Et puis, il y a ce qu’on ne comprend pas vraiment. Ce qui ne présente pas de logique apparente, bien qu’on le retourne dans tous les sens. Pourquoi les Bleus de Galthié, si dominants depuis trois ans, n’ont pas (encore) su s’imposer sur le terrain du XV de la Rose, si décevant ?

On retourne le problème, effectivement. On y trouve bien la circonstance atténuante de 2020 et cette équipe de France très largement remaniée par la force d’un règlement domestique qui n’impactait pas la sélection anglaise, alors fournie de ses meilleurs joueurs.

On irait tout aussi bien sur le terrain du sélectionneur Galthié et de quelques observateurs cocardiers qui, en 2021, pointaient du doigt l’arbitrage pour justifier l’échec. La vérité : les Bleus, ce jour-là, à Twickenham, n’avaient clairement pas fait ce qu’il fallait pour s’assurer la victoire.

Alors, la réponse est physique ? On en doute, tant le XV de France n’a, depuis la dernière Coupe du monde, plus rien à envier à personne en matière de profils pachydermiques. Une infériorité stratégique ? Personne ne rivalise à ce sujet avec l’Irlande, ce qui n’a pas empêché les Français de prendre la terre de Dublin, en 2021. Du talent ? Sincèrement, qui croirait que Dupont et sa bande auraient des facilités à envier au sympathique Van Poortvliet, au pataud Dombrandt et aux coups de sang d’Ellis Genge ?
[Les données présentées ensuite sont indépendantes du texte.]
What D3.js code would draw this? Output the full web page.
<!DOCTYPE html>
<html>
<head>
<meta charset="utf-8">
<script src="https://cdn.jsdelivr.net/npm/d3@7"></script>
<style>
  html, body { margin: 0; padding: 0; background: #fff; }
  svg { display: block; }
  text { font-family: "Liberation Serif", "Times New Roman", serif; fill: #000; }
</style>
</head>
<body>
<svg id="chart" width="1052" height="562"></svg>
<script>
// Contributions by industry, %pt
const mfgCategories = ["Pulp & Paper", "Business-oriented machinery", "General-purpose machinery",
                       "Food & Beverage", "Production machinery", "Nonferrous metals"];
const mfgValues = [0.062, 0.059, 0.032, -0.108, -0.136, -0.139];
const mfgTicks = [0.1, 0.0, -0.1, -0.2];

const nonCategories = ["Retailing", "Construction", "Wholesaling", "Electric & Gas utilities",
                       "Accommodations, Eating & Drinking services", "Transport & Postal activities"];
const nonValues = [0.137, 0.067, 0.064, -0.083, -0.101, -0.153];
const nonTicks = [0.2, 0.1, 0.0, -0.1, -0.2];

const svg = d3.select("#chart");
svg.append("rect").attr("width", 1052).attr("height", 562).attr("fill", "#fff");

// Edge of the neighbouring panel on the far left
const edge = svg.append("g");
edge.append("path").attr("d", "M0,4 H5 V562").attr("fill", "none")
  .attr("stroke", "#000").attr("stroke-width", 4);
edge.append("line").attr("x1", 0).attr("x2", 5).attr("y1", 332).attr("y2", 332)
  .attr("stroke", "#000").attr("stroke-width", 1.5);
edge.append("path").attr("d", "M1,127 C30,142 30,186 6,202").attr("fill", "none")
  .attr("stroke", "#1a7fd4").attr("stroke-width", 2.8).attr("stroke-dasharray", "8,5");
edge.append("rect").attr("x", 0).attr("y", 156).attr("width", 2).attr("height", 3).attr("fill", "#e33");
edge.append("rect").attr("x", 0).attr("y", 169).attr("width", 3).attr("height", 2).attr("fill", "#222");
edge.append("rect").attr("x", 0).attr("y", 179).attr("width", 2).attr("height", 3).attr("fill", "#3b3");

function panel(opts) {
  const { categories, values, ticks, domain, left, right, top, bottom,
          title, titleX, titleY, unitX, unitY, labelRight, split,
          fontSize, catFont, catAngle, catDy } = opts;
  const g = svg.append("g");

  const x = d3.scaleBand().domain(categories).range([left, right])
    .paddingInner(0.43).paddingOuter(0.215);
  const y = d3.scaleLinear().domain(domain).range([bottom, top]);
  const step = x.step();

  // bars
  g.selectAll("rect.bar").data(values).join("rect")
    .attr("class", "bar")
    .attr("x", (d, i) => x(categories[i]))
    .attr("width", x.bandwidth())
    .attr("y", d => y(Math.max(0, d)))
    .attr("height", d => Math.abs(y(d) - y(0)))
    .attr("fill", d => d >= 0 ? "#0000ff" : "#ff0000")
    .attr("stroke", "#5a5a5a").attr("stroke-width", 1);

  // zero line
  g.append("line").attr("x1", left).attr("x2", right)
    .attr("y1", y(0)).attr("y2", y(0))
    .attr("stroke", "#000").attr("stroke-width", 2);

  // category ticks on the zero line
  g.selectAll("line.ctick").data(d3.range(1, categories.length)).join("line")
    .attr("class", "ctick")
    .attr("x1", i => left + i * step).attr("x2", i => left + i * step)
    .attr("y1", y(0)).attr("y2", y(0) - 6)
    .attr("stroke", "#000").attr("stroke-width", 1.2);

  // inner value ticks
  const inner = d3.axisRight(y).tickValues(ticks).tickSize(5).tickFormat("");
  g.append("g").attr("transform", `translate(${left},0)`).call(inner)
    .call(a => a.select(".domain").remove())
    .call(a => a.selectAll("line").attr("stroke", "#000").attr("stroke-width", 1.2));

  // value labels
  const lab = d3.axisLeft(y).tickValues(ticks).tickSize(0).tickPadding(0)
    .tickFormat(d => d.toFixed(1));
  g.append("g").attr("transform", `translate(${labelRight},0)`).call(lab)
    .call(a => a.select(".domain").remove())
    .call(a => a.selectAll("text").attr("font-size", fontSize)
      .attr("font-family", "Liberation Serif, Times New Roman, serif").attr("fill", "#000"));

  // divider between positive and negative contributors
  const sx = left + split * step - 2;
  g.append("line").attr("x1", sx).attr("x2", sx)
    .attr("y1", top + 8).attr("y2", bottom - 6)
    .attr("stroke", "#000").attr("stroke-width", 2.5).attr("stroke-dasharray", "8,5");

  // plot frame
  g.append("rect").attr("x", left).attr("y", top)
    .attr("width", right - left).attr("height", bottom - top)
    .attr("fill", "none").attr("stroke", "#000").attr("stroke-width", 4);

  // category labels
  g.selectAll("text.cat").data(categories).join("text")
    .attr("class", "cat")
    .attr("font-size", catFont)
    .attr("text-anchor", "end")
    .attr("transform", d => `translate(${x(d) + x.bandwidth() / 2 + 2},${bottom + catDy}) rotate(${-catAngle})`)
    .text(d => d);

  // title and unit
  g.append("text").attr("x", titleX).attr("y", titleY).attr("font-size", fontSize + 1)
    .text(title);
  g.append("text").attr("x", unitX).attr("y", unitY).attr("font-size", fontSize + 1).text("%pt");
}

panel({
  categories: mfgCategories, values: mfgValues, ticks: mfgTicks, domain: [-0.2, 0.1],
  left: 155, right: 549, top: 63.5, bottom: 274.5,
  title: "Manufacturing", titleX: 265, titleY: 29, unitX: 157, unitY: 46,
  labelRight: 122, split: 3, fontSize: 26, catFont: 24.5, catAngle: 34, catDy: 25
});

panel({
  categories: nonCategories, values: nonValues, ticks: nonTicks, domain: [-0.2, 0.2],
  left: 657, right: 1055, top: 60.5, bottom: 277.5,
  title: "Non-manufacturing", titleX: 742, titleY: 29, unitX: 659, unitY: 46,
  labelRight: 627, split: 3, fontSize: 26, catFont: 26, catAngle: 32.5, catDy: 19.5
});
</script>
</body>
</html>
Les faits sont pourtant là : Galthié et ses hommes n’ont jamais fait leur la maison mère du rugby. Pas plus que les quatre sélectionneurs précédents (Brunel, Novès, Saint-André, Lièvremont) et, pour trouver trace d’une victoire française à Londres en compétition officielle, il faut remonter à 2005. Le chef-d’œuvre de Yachvili, qui nous livre ici ses lumières sur le crunch à venir (page 4). Et une éternité, depuis.

Pour comprendre cette disette qu’on ne saurait expliquer, il faut sûrement se tourner vers le sacré, l’imperceptible. Fuyant donc toute logique. S’ouvrir à ce lieu et ce qu’il recèle d’aura, de magie, de pouvoir.

Pénétrer Twickenham, c’est accueillir en soi deux cents ans d’histoire. Celle de tout un sport regroupée en un lieu, justement dénommé ici "le Temple". Twickenham, c’est une éternité qui vous entreprend. Des lions d’or qui vous accueillent en statue. Des coursives serrées de briques rouges, forçant la proximité des plus téméraires, l’étouffement des plus inquiets.

Un Angleterre - France à Twickenham, c’est cet air rempli de courtoise détestation sportive : on vous accueille autour d’un pique-nique sur les vertes pelouses alentour ; on vous propose une blonde au demi-litre et, dans un sourire de tendre défiance, on vous jure qu’on vous battra mais dans le plus grand des respects.

Rien de cette arrogance que l’on brandit en cliché des Anglais. Tout est fait dans l’élégance. On n’est pas bien, là, à la fraîche ? Et comme bercés par la magie, on se prend à croire que la défaite sera douce. Jusqu’au réveil, quand seule reste la défaite. Amère, pas si douce. Fin de la magie et gueule de bois. Cela fait dix-huit ans que cela dure. Il est temps que cela cesse.